Gifted with a humble, calm and kindly personality, Brown grants his subordinates the freedom to develop their potential. And that, he claims, is how he can pick the right person for the right job, enabling ING Life to become the best performer among 12 new life insurers founded after the 1997 financial crisis, although its total premium figure is far behind giants like American International Assurance and Thai Life Insurance. ING Life currently ranks ninth out of Thailand's 24 total life insurers in terms of total premiums.

ING Life Thailand is a unit of the Dutch ING Group, named in the 2006 Forbes Global 2000 as the eleventh-largest company in the world. Sitting at the top of its Thai unit, Brown appreciates the value of teamwork. He describes his management strategy as a game of soccer, better known in Thailand simply as football. It is one of the sports he likes best.

Unlike most Americans, Brown not only likes soccer, but he also holds a US soccer coaching licence. Many years ago he coached soccer players, but that was before he found his career path in the life insurance business. Since then, over the past 36 years, his life has had only one direction: upwards. From an ordinary staff member, he became claims manager, underwriting manager, director, assistant vice president, then executive vice president. Surprisingly, all the positions were in only one company, the US-based Aetna Insurance.

ING Life set up in Thailand in 1998 by acquiring Aetna Osotsapa Life Assurance, an existing company. Brown took the top post in ING Life in 2001.

As chief executive, Brown wants ING Life to become the best life insurer for Thai people.
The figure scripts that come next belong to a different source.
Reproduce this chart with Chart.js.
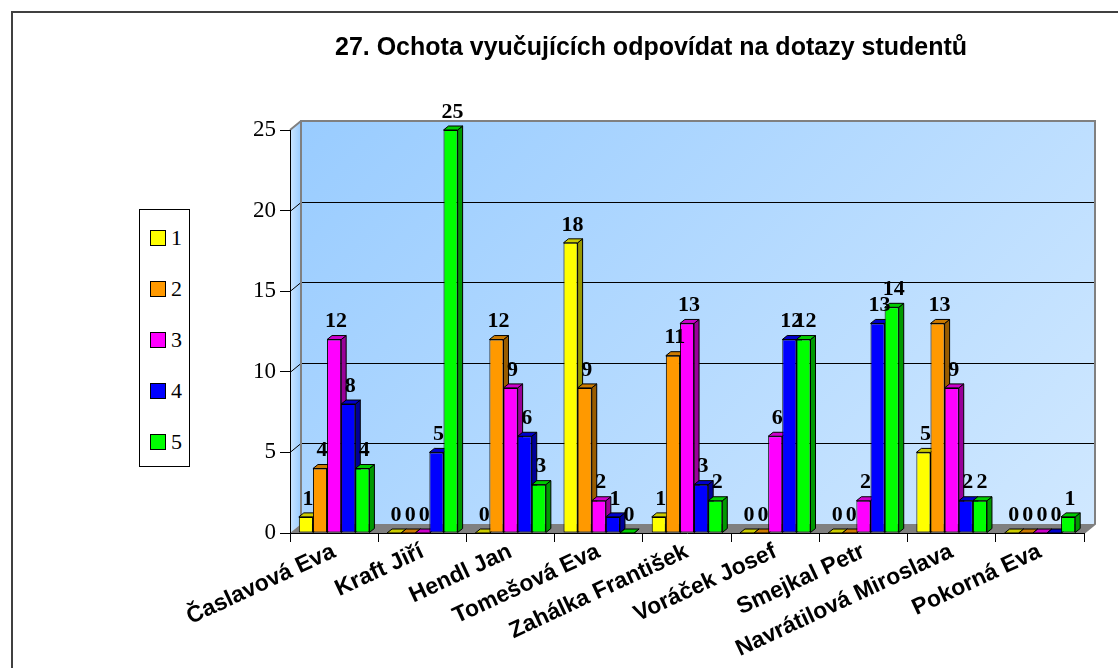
<!DOCTYPE html>
<html>
<head>
<meta charset="utf-8">
<script src="https://cdn.jsdelivr.net/npm/chart.js@4.4.1/dist/chart.umd.min.js"></script>
<style>
  body { margin: 0; background: #fff; }
  #wrap { position: relative; width: 1118px; height: 668px; }
  #legend {
    position: absolute; left: 139px; top: 209px; width: 49px; height: 256px;
    border: 1px solid #000; background: #fff;
    font-family: "Liberation Serif", "Times New Roman", serif; font-size: 22px;
  }
  .item { position: absolute; left: 10px; height: 24px; line-height: 24px; }
  .sw { display: inline-block; width: 14px; height: 14px; border: 1px solid #000; vertical-align: -1px; margin-right: 5px; }
</style>
</head>
<body>
<div id="wrap">
  <canvas id="chart" width="1118" height="668"></canvas>
  <div id="legend"></div>
</div>
<script>
// data
const teachers = [
  "Časlavová Eva", "Kraft Jiří", "Hendl Jan", "Tomešová Eva", "Zahálka František",
  "Voráček Josef", "Smejkal Petr", "Navrátilová Miroslava", "Pokorná Eva"
];
const seriesNames = ["1", "2", "3", "4", "5"];
const s1 = [1, 0, 0, 18, 1, 0, 0, 5, 0];
const s2 = [4, 0, 12, 9, 11, 0, 0, 13, 0];
const s3 = [12, 0, 9, 2, 13, 6, 2, 9, 0];
const s4 = [8, 5, 6, 1, 3, 12, 13, 2, 0];
const s5 = [4, 25, 3, 0, 2, 12, 14, 2, 1];
const yTicks = [0, 5, 10, 15, 20, 25];

const colors = ["#FFFF00", "#FF9900", "#FF00FF", "#0000FF", "#00FF00"];
const sideColors = ["#999900", "#995C00", "#990099", "#000099", "#009900"];
const topColors = ["#CCCC00", "#CC7A00", "#CC00CC", "#0000CC", "#00CC00"];

// 3D depth offsets
const DX = 11, DY = -9;   // walls
const BX = 5, BY = -4;    // bars

// legenda
const legend = document.getElementById("legend");
seriesNames.forEach((name, i) => {
  const it = document.createElement("div");
  it.className = "item";
  it.style.top = (16 + i * 51) + "px";
  it.innerHTML = `<span class="sw" style="background:${colors[i]}"></span>${name}`;
  legend.appendChild(it);
});

function poly(ctx, pts, fill, stroke, lw) {
  ctx.beginPath();
  ctx.moveTo(pts[0][0], pts[0][1]);
  for (let i = 1; i < pts.length; i++) ctx.lineTo(pts[i][0], pts[i][1]);
  ctx.closePath();
  if (fill) { ctx.fillStyle = fill; ctx.fill(); }
  if (stroke) { ctx.strokeStyle = stroke; ctx.lineWidth = lw || 1; ctx.stroke(); }
}

// walls, floor and gridlines
const wallsPlugin = {
  id: "walls",
  beforeDraw(chart) {
    const { ctx, chartArea: a, scales: { y } } = chart;
    ctx.save();
    ctx.strokeStyle = "#404040";
    ctx.lineWidth = 2;
    ctx.strokeRect(12, 12, 1200, 800);

    const g = ctx.createLinearGradient(a.left + DX, a.top + DY, a.left + 650, a.bottom + 200);
    g.addColorStop(0, "#99CCFF");
    g.addColorStop(1, "#D2E9FF");
    poly(ctx, [[a.left + DX, a.top + DY], [a.right + DX, a.top + DY], [a.right + DX, a.bottom + DY], [a.left + DX, a.bottom + DY]], g);

    const g2 = ctx.createLinearGradient(a.left, 0, a.left + DX, 0);
    g2.addColorStop(0, "#CCE6FF");
    g2.addColorStop(1, "#99CCFF");
    poly(ctx, [[a.left, a.top], [a.left + DX, a.top + DY], [a.left + DX, a.bottom + DY], [a.left, a.bottom]], g2);

    // podlaha
    poly(ctx, [[a.left, a.bottom], [a.left + DX, a.bottom + DY], [a.right + DX, a.bottom + DY], [a.right, a.bottom]], "#808080");

    ctx.lineWidth = 1;
    ctx.strokeStyle = "#000";
    yTicks.forEach((v) => {
      if (v === 0 || v === 25) return;
      const py = Math.round(y.getPixelForValue(v)) + 0.5;
      ctx.beginPath();
      ctx.moveTo(a.left, py);
      ctx.lineTo(a.left + DX, py + DY);
      ctx.lineTo(a.right + DX, py + DY);
      ctx.stroke();
    });

    ctx.strokeStyle = "#808080";
    ctx.lineWidth = 2;
    ctx.beginPath();
    ctx.moveTo(a.left + DX, a.bottom + DY);
    ctx.lineTo(a.left + DX, a.top + DY);
    ctx.lineTo(a.right + DX, a.top + DY);
    ctx.lineTo(a.right + DX, a.bottom + DY);
    ctx.lineTo(a.right, a.bottom);
    ctx.moveTo(a.left, a.top);
    ctx.lineTo(a.left + DX, a.top + DY);
    ctx.stroke();
    ctx.restore();
  },
  beforeDatasetsDraw(chart) {
    const ctx = chart.ctx;
    ctx.save();
    chart.data.datasets.forEach((ds, di) => {
      chart.getDatasetMeta(di).data.forEach((el) => {
        const l = el.x - el.width / 2, r = el.x + el.width / 2;
        const t = el.y, b = el.base;
        poly(ctx, [[r, t], [r + BX, t + BY], [r + BX, b + BY], [r, b]], sideColors[di], "#000", 1);
        poly(ctx, [[l, t], [l + BX, t + BY], [r + BX, t + BY], [r, t]], topColors[di], "#000", 1);
      });
    });
    ctx.restore();
  },
  afterDraw(chart) {
    const ctx = chart.ctx;
    ctx.save();
    ctx.font = "bold 22px 'Liberation Serif', 'Times New Roman', serif";
    ctx.fillStyle = "#000";
    ctx.textAlign = "center";
    ctx.textBaseline = "bottom";
    chart.data.datasets.forEach((ds, di) => {
      chart.getDatasetMeta(di).data.forEach((el, i) => {
        ctx.fillText(String(ds.data[i]), el.x + 2, el.y + BY - 3);
      });
    });
    ctx.restore();
  }
};

const seriesData = [s1, s2, s3, s4, s5];

var ctx = document.getElementById("chart").getContext("2d");
var chart = new Chart(ctx, {
  type: "bar",
  data: {
    labels: teachers,
    datasets: seriesNames.map((name, i) => ({
      label: name,
      data: seriesData[i],
      backgroundColor: colors[i],
      borderColor: "#000",
      borderWidth: 1,
      borderSkipped: false,
      categoryPercentage: 0.8,
      barPercentage: 1.0,
    })),
  },
  options: {
    responsive: false,
    animation: false,
    layout: { padding: { left: 218, right: 34, top: 0, bottom: 0 } },
    plugins: {
      legend: { display: false },
      tooltip: { enabled: false },
      title: {
        display: true,
        text: "27. Ochota vyučujících odpovídat na dotazy studentů",
        color: "#000",
        font: { family: "'Liberation Sans', Arial, sans-serif", size: 25, weight: "bold" },
        padding: { top: 33, bottom: 67 },
      },
    },
    scales: {
      x: {
        afterFit(scale) { scale.height = 135; },
        grid: { drawOnChartArea: false, drawTicks: true, tickLength: 9, color: "#000", offset: true },
        border: { display: true, color: "#000", width: 1 },
        ticks: {
          color: "#000",
          minRotation: 25,
          maxRotation: 25,
          padding: -4,
          labelOffset: 0,
          font: { family: "'Liberation Sans', Arial, sans-serif", size: 23, weight: "bold" },
        },
      },
      y: {
        min: 0,
        max: 25,
        afterFit(scale) { scale.width = 72; },
        afterBuildTicks(scale) { scale.ticks = yTicks.map((v) => ({ value: v })); },
        grid: { drawOnChartArea: false, drawTicks: true, tickLength: 10, color: "#000" },
        border: { display: true, color: "#000", width: 1 },
        ticks: {
          color: "#000",
          padding: 4,
          font: { family: "'Liberation Serif', 'Times New Roman', serif", size: 23 },
        },
      },
    },
  },
  plugins: [wallsPlugin],
});
</script>
</body>
</html>
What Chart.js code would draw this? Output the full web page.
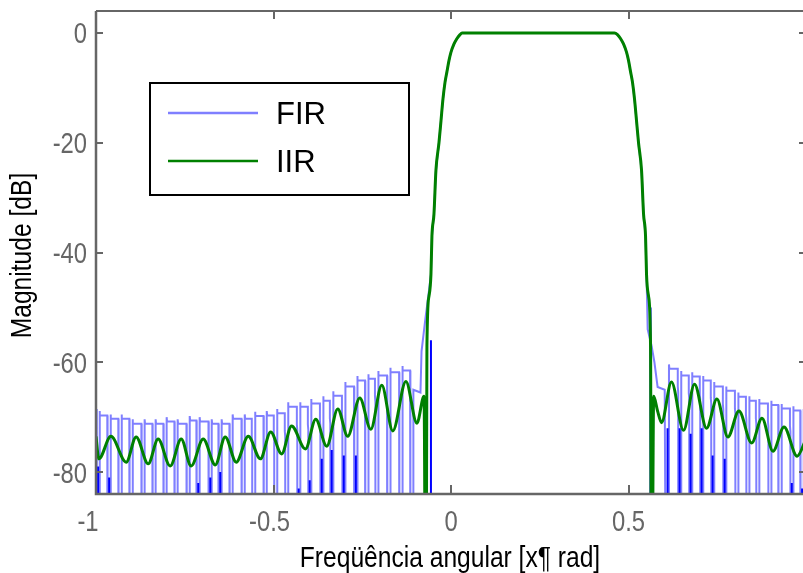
<!DOCTYPE html>
<html><head><meta charset="utf-8">
<script src="https://cdn.jsdelivr.net/npm/chart.js@4/dist/chart.umd.min.js"></script>
<style>
html,body{margin:0;padding:0;background:#fff;overflow:hidden;width:803px;height:573px}
canvas{display:block}
</style></head>
<body>
<canvas id="c" width="812" height="573"></canvas>
<script>
// ---------------- data ----------------
const seriesNames = ['FIR', 'IIR'];
const xTickLabels = ['-1', '-0.5', '0', '0.5'];
const yTickLabels = ['0', '-20', '-40', '-60', '-80'];
const xTitle = 'Freqüência angular [x¶ rad]';
const yTitle = 'Magnitude [dB]';

// FIR stopband: frequencies of the nulls and level of each lobe between them
const firStart = [-1, -68.5];
const firNullsLeft = [-0.994,-0.963,-0.932,-0.901,-0.867,-0.836,-0.805,-0.774,-0.740,-0.712,
  -0.678,-0.650,-0.619,-0.585,-0.556,-0.523,-0.494,-0.463,-0.429,-0.398,
  -0.364,-0.336,-0.302,-0.268,-0.237,-0.209,-0.175,-0.141,-0.110];
const firTopsLeft = [-68.9,-69.5,-69.5,-70.4,-70.4,-70.4,-70.0,-70.4,-69.8,-70.0,
  -70.4,-70.4,-69.5,-69.5,-69.0,-68.9,-68.5,-67.3,-67.3,-66.7,
  -66.2,-65.3,-63.6,-62.5,-62.2,-61.6,-61.0,-60.7];
const firLeftTransX = [-0.106,-0.086,-0.083,-0.072,-0.0621,-0.0565];
const firLeftTransY = [-65,-65.5,-58,-52,-47,-44];
const firRightTransX = [0.554,0.565,0.573,0.582,0.602];
const firRightTransY = [-54,-57,-60,-64.5,-65];
const firNullsRight = [0.610,0.644,0.675,0.706,0.737,0.771,0.805,0.836,0.864,0.898,0.927,0.960,0.989];
const firTopsRight = [-60.4,-61.6,-61.8,-62.5,-63.6,-64.4,-65.5,-66.2,-66.7,-67.0,-67.6,-68.0,-68.5];

// passband (shared by both filters)
const passX = [-0.0678,-0.0621,-0.0565,-0.0537,-0.0480,-0.0424,-0.0339,-0.0282,-0.0226,-0.0169,
  -0.0113,-0.0056,0,0.0085,0.0169,0.0254,0.0311,0.25,0.4605,0.4689,
  0.4774,0.4859,0.4944,0.5000,0.5056,0.5113,0.5169,0.5226,0.5282,0.5367,
  0.5424,0.5480,0.5508,0.5565,0.5621];
const passY = [-57,-48,-44,-37,-33,-25,-20,-16,-12,-9,
  -7,-5,-3.5,-2,-1,-0.3,0,0,0,-0.3,
  -1,-2,-3.5,-5,-7,-9,-12,-16,-20,-25,
  -33,-37,-44,-48,-57];

// IIR stopbands
const iirLeftX = [-1.0,-0.992,-0.958,-0.915,-0.887,-0.853,-0.825,-0.791,-0.760,-0.732,
  -0.698,-0.664,-0.636,-0.605,-0.571,-0.537,-0.508,-0.477,-0.449,-0.410,
  -0.381,-0.350,-0.319,-0.291,-0.257,-0.226,-0.195,-0.164,-0.127,-0.096,-0.076];
const iirLeftY = [-73.5,-77.6,-73.5,-78.2,-73.6,-78.5,-74.0,-78.9,-74.0,-78.9,
  -74.0,-78.7,-73.6,-78.2,-73.5,-77.6,-72.7,-76.7,-71.6,-75.8,
  -70.4,-75.3,-68.5,-73.5,-66.5,-72.2,-64.2,-72.5,-63.5,-71.1,-66.2];
const iirNulls = [-0.0706, 0.5650];
const iirRightX = [0.571,0.582,0.593,0.621,0.655,0.686,0.720,0.749,0.780,0.811,0.847,0.876,0.907,0.938,0.975,1.0];
const iirRightY = [-66.2,-68.9,-71.0,-63.6,-72.4,-64.0,-72.0,-66.7,-73.6,-68.9,-74.7,-70.2,-76.2,-71.8,-77.1,-74.0];

// deep nulls drawn in dark blue: frequency and level where the dark stroke starts
const darkX = [-0.994,-0.963,-0.712,-0.678,-0.650,-0.429,-0.398,-0.364,-0.336,-0.302,-0.268,-0.0565,
  0.562,0.610,0.644,0.675,0.706,0.737,0.771,0.960,0.989];
const darkTop = [-79,-81,-82,-81,-80,-83,-81.5,-77.6,-76,-77,-77,-56,
  -50,-72,-72,-73,-72,-77,-77.6,-82,-83];

// ---------------- build the series ----------------
const NEG = -120;          // "minus infinity" of a null, below the visible range
const HALF_BAND = 0.004;   // half width of a null notch
const STEP = 0.0012;       // small stair on the falling side of each lobe

function pushLobe(p, a, b, top, closeDown) {
  p.push({x: a, y: NEG}, {x: a, y: top}, {x: a + STEP, y: top - 0.8}, {x: b - STEP, y: top - 0.8},
         {x: b - STEP, y: top - 4});
  if (closeDown) p.push({x: b, y: top - 5}, {x: b, y: NEG});
  else p.push({x: b, y: top - 4});
}

function buildFir() {
  const p = [];
  p.push({x: firStart[0], y: firStart[1]});
  p.push({x: firNullsLeft[0] - HALF_BAND, y: NEG});
  for (let i = 0; i < firTopsLeft.length; i++) {
    pushLobe(p, firNullsLeft[i] + HALF_BAND, firNullsLeft[i + 1] - HALF_BAND, firTopsLeft[i], true);
  }
  p.push({x: firNullsLeft[firNullsLeft.length - 1] + HALF_BAND, y: NEG});
  firLeftTransX.forEach((x, i) => p.push({x, y: firLeftTransY[i]}));
  passX.forEach((x, i) => { if (x > -0.055 && x < 0.551) p.push({x, y: passY[i]}); });
  firRightTransX.forEach((x, i) => p.push({x, y: firRightTransY[i]}));
  p.push({x: firNullsRight[0] - HALF_BAND, y: NEG});
  for (let i = 0; i < firTopsRight.length; i++) {
    const last = i + 1 >= firNullsRight.length;
    const b = last ? 1.0 : firNullsRight[i + 1] - HALF_BAND;
    pushLobe(p, firNullsRight[i] + HALF_BAND, b, firTopsRight[i], !last);
  }
  return p;
}
function buildIir() {
  const p = [];
  iirLeftX.forEach((x, i) => p.push({x, y: iirLeftY[i]}));
  p.push({x: iirNulls[0], y: NEG});
  passX.forEach((x, i) => p.push({x, y: passY[i]}));
  p.push({x: iirNulls[1], y: NEG});
  iirRightX.forEach((x, i) => p.push({x, y: iirRightY[i]}));
  return p;
}
function buildDark() {
  const p = [];
  darkX.forEach((x, i) => { p.push({x, y: darkTop[i]}, {x, y: NEG}, {x, y: null}); });
  return p;
}

// ---------------- styling ----------------
const AXIS_COLOR = '#666666';
const SANS = "'Liberation Sans',Arial,sans-serif";
const NARROW_SCALE = 0.82;   // the reference uses a narrow (condensed) face
const FIR_COLOR = 'rgba(0,0,255,0.5)';
const IIR_COLOR = '#008000';
const xLabelShift = {'-1': -8, '-0.5': -4};

function narrowText(ctx, text, x, y, align, rot) {
  ctx.save();
  ctx.translate(x, y);
  if (rot) ctx.rotate(rot);
  ctx.scale(NARROW_SCALE, 1);
  ctx.textAlign = align;
  ctx.fillText(text, 0, 0);
  ctx.restore();
}

const boxAxes = {
  id: 'boxAxes',
  afterDatasetsDraw(chart) {
    const {ctx, chartArea: {left, right, top, bottom}, scales: {x, y}} = chart;
    ctx.save();
    ctx.strokeStyle = AXIS_COLOR;
    ctx.lineWidth = 2.5;
    ctx.beginPath();
    ctx.moveTo(left, top); ctx.lineTo(left, bottom); ctx.lineTo(right, bottom); ctx.lineTo(right, top);
    ctx.stroke();
    ctx.lineWidth = 2;
    ctx.beginPath(); ctx.moveTo(left, top); ctx.lineTo(right, top); ctx.stroke();
    ctx.beginPath();
    xTickLabels.forEach(t => {
      const px = Math.round(x.getPixelForValue(Number(t)));
      ctx.moveTo(px, bottom); ctx.lineTo(px, bottom - 9);
      ctx.moveTo(px, top); ctx.lineTo(px, top + 8);
    });
    yTickLabels.forEach(t => {
      const py = Math.round(y.getPixelForValue(Number(t)));
      ctx.moveTo(left, py); ctx.lineTo(left + 7, py);
      ctx.moveTo(right, py); ctx.lineTo(right - 7, py);
    });
    ctx.stroke();

    // tick labels and axis titles (condensed text)
    ctx.textBaseline = 'alphabetic';
    ctx.fillStyle = AXIS_COLOR;
    ctx.font = '29px ' + SANS;
    xTickLabels.forEach(t => {
      const px = x.getPixelForValue(Number(t)) + (xLabelShift[t] || 0);
      narrowText(ctx, t, px, bottom + 37, 'center', 0);
    });
    yTickLabels.forEach(t => {
      const py = y.getPixelForValue(Number(t));
      narrowText(ctx, t, left - 9, py + 10.5, 'right', 0);
    });
    ctx.fillStyle = '#000';
    ctx.font = '30px ' + SANS;
    narrowText(ctx, xTitle, (left + 806) / 2 - 1, 567, 'center', 0);
    narrowText(ctx, yTitle, 31, (top + bottom) / 2 + 3, 'center', -Math.PI / 2);
    ctx.restore();
  }
};

const boxLegend = {
  id: 'boxLegend',
  afterDraw(chart) {
    const {ctx} = chart;
    ctx.save();
    ctx.fillStyle = '#ffffff';
    ctx.fillRect(150, 83, 259, 112);
    ctx.strokeStyle = '#000000';
    ctx.lineWidth = 2;
    ctx.strokeRect(150, 83, 259, 112);
    const rows = [
      {name: seriesNames[0], color: FIR_COLOR, y: 113, w: 2.5},
      {name: seriesNames[1], color: IIR_COLOR, y: 161, w: 2.5}
    ];
    ctx.font = '31px ' + SANS;
    ctx.textBaseline = 'middle';
    ctx.textAlign = 'left';
    rows.forEach(r => {
      ctx.strokeStyle = r.color; ctx.lineWidth = r.w;
      ctx.beginPath(); ctx.moveTo(168, r.y); ctx.lineTo(258, r.y); ctx.stroke();
      ctx.fillStyle = '#000';
      ctx.fillText(r.name, 276, r.y + 2);
    });
    ctx.restore();
  }
};

function fixX(s) { s.height = 79; s.paddingLeft = 0; s.paddingRight = 0; s.paddingTop = 0; s.paddingBottom = 0; }
function fixY(s) { s.width = 96; s.paddingLeft = 0; s.paddingRight = 0; s.paddingTop = 0; s.paddingBottom = 0; }

new Chart(document.getElementById('c'), {
  type: 'line',
  data: {
    datasets: [
      {label: seriesNames[1], data: buildIir(), borderColor: IIR_COLOR, borderWidth: 3, pointRadius: 0, order: 0, cubicInterpolationMode: 'monotone'},
      {label: 'nulls', data: buildDark(), borderColor: '#0000ff', borderWidth: 2, pointRadius: 0, spanGaps: false, order: 1},
      {label: seriesNames[0], data: buildFir(), borderColor: FIR_COLOR, borderWidth: 2, pointRadius: 0, order: 2}
    ]
  },
  options: {
    responsive: false,
    animation: false,
    devicePixelRatio: 1,
    layout: {padding: {left: 0, top: 11, right: 6, bottom: 0}},
    plugins: {legend: {display: false}, tooltip: {enabled: false}},
    scales: {
      x: {
        type: 'linear', min: -1, max: 1,
        afterBuildTicks(s) { s.ticks = xTickLabels.map(t => ({value: Number(t)})); },
        afterFit: fixX,
        grid: {display: false, drawTicks: false},
        border: {display: false},
        ticks: {display: false},
        title: {display: false}
      },
      y: {
        type: 'linear', min: -84, max: 4,
        afterBuildTicks(s) { s.ticks = yTickLabels.map(t => ({value: Number(t)})); },
        afterFit: fixY,
        grid: {display: false, drawTicks: false},
        border: {display: false},
        ticks: {display: false},
        title: {display: false}
      }
    }
  },
  plugins: [boxAxes, boxLegend]
});
</script>
</body></html>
To achieve that, he has placed his trust in senior executive vice president Somphot Keitkraivalsiri to take care of the agency force, and he says the decision was the right one.

The life insurance market in Thailand is unique, Brown says. Although a company's reputation is important, it is no more important than the trust policyholders have in its sales agents.

"Khun Somphot is the team's playmaker and the sales representatives are our players. Our goal is to score," Brown says, alluding to his long-ago experience with soccer.

"Pushing brand awareness and penetrating deeper into the market need different strategies. Both aims support each other. ING is a global brand. It makes people feel that we are a professional company with a stable background and a strong financial status. However, we need the sales force to take the role of making people trust us."

If life insurance is to be compared with soccer, then Brown is successful at his game. He is also lucky in love. His wife and two children have been very supportive since he started to travel from country to country, following his professional assignments.

"I'm so lucky that they understood and were very supportive. My children even tell me that I should have come to Asia sooner. They love Asia," he says.

Looking to the future, what remains to be achieved by a successful executive and family man?

"There are a lot of challenges lying ahead," he says. His ultimate goal is to see that Thai people regard ING Life as the best life insurer in the country. He also wants ING Life to be a good workplace that treats employees well and contributes to society.

And if he had not become the man he is today, whose shoes would he have been happy to fill?

"Yoda," he says with a grin, and explains that he is interested in an imaginary life at http://secondlife.com. However, he's too busy with his work to get serious about a second life.

In real life, it is clear that James Lowell Brown has always been happy with his role as a guide in matters of strategy. What's more, he will continue to be happy with it.